You don't tend to think of the Germans as very poetic. Good at building roads and cars and running things in an orderly fashion, good at shouting a lot and starting World Wars, but surely poetry is a more girly French sort of thing. Not so; in fact they went in for 18th Century Romanticism in a big way, with poets like Schiller and Holderlin, and their star poet Goethe is almost as famous as our Shakespeare. This collection takes the reader all the way from the 9th Century 'Hildebrandslied' to Bertolt Brecht in the 20th Century. There are early anonymous rhymes in mysterious old German and Martin Luther's hymn 'Ein' feste Burg ist unser Gott' (A Safe Stronghold our God is still).

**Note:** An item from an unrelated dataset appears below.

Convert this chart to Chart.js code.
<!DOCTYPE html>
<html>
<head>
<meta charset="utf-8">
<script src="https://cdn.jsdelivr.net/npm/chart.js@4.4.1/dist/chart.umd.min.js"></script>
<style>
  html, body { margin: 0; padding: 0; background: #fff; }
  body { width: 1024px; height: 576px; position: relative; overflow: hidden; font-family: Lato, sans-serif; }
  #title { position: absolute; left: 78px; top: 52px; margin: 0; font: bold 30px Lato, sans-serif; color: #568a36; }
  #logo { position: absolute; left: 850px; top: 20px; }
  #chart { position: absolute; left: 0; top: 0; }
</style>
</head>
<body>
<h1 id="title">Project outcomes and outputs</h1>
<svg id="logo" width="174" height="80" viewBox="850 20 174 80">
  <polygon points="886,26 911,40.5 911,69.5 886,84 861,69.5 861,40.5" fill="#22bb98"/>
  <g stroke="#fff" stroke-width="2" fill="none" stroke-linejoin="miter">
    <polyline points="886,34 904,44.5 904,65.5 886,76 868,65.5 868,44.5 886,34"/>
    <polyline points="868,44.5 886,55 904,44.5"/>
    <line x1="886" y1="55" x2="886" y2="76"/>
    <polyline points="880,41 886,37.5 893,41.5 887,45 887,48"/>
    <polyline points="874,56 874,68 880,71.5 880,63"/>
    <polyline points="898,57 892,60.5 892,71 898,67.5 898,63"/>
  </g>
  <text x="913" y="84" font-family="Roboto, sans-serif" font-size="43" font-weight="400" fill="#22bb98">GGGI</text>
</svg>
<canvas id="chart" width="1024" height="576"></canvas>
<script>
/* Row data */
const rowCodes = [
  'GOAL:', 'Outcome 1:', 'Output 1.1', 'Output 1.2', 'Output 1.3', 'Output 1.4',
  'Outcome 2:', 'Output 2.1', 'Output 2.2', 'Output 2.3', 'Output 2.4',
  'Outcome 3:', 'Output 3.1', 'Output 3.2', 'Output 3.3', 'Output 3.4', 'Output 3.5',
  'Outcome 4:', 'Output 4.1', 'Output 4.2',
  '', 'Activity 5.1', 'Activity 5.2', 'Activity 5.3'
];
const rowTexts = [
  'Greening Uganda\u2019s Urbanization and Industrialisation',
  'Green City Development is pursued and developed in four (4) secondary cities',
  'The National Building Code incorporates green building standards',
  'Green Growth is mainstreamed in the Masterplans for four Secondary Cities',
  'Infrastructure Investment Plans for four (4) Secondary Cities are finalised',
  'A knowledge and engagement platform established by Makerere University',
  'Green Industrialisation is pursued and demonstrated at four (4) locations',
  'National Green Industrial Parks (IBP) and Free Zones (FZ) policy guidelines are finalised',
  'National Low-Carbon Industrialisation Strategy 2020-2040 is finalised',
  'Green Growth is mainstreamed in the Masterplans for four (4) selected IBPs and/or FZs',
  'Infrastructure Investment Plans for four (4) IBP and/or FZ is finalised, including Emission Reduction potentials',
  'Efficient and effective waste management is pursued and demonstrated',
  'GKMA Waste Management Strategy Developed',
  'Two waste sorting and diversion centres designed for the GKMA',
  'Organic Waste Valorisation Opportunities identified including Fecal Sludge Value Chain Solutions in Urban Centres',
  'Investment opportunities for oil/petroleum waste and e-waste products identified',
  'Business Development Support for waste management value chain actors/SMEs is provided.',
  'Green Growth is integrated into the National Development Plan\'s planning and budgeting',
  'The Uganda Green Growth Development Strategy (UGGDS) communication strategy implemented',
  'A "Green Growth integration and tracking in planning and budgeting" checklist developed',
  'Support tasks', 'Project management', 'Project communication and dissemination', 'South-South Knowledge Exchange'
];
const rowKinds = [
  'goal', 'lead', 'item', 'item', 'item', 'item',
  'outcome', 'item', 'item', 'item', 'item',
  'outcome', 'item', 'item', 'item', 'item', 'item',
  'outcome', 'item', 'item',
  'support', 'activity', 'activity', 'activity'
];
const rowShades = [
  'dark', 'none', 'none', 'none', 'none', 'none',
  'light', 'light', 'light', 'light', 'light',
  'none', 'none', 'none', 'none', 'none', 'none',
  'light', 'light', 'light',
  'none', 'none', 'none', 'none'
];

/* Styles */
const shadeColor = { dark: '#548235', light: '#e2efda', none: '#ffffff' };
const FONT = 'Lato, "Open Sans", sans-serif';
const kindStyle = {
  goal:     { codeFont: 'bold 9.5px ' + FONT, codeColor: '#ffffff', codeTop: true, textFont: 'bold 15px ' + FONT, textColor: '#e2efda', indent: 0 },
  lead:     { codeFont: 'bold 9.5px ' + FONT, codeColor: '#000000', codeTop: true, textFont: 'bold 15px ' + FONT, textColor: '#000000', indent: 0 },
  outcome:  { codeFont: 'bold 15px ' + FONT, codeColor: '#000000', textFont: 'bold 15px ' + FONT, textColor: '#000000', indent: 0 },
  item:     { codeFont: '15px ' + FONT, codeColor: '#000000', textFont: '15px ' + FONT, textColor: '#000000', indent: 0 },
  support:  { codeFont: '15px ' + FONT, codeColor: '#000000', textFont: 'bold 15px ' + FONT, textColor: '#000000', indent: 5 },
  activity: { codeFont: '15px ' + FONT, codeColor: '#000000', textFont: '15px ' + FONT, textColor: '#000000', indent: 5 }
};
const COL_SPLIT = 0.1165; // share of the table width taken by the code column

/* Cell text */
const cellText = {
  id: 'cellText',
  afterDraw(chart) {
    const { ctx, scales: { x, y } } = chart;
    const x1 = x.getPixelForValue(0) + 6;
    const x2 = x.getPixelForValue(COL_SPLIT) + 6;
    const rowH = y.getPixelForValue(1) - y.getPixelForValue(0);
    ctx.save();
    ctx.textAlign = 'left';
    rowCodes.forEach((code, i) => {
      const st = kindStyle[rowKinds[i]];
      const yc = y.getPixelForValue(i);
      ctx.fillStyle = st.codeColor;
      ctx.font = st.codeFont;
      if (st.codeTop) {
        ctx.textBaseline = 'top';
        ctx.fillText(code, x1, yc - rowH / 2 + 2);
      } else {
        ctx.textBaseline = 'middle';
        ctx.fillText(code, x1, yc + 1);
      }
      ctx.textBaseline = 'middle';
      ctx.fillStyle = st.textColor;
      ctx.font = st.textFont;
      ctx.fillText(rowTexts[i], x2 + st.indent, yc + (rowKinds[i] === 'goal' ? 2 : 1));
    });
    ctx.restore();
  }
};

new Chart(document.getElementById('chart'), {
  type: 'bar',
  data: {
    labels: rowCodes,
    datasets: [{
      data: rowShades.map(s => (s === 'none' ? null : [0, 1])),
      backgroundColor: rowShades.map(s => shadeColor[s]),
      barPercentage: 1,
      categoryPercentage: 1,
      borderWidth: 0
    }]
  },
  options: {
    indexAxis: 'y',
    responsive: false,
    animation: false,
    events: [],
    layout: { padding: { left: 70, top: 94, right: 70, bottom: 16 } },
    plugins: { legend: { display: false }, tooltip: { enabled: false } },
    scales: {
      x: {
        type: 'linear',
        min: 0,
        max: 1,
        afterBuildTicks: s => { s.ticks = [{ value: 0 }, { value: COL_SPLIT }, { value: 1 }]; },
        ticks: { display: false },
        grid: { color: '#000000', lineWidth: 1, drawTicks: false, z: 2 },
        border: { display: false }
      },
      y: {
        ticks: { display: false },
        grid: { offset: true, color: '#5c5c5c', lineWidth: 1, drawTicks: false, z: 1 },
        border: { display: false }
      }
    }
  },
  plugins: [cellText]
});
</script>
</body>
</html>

Best of all, for the hesitant language student there is an English prose version of each poem included at the bottom of the page. This means you don't have to battle too hard trying to translate - you can get the gist from the English and then enjoy the rhythm and elegance of the poetry. German is not a beautiful language, but it does tend to rhyme rather well, and it suits the poems about wild nature or epic, dark and mythical subjects. Think Wagner and the Black Forest.
Here is a tiny sample from Goethe's 'Mailied' with the translation as given:
Wie herrlich leuchtet
Mir die Natur!
Wie glanzt die Sonne!
Wie lacht die Flur!
May Song - How splendidly nature glows for me! How the sun shines, how the fields laugh!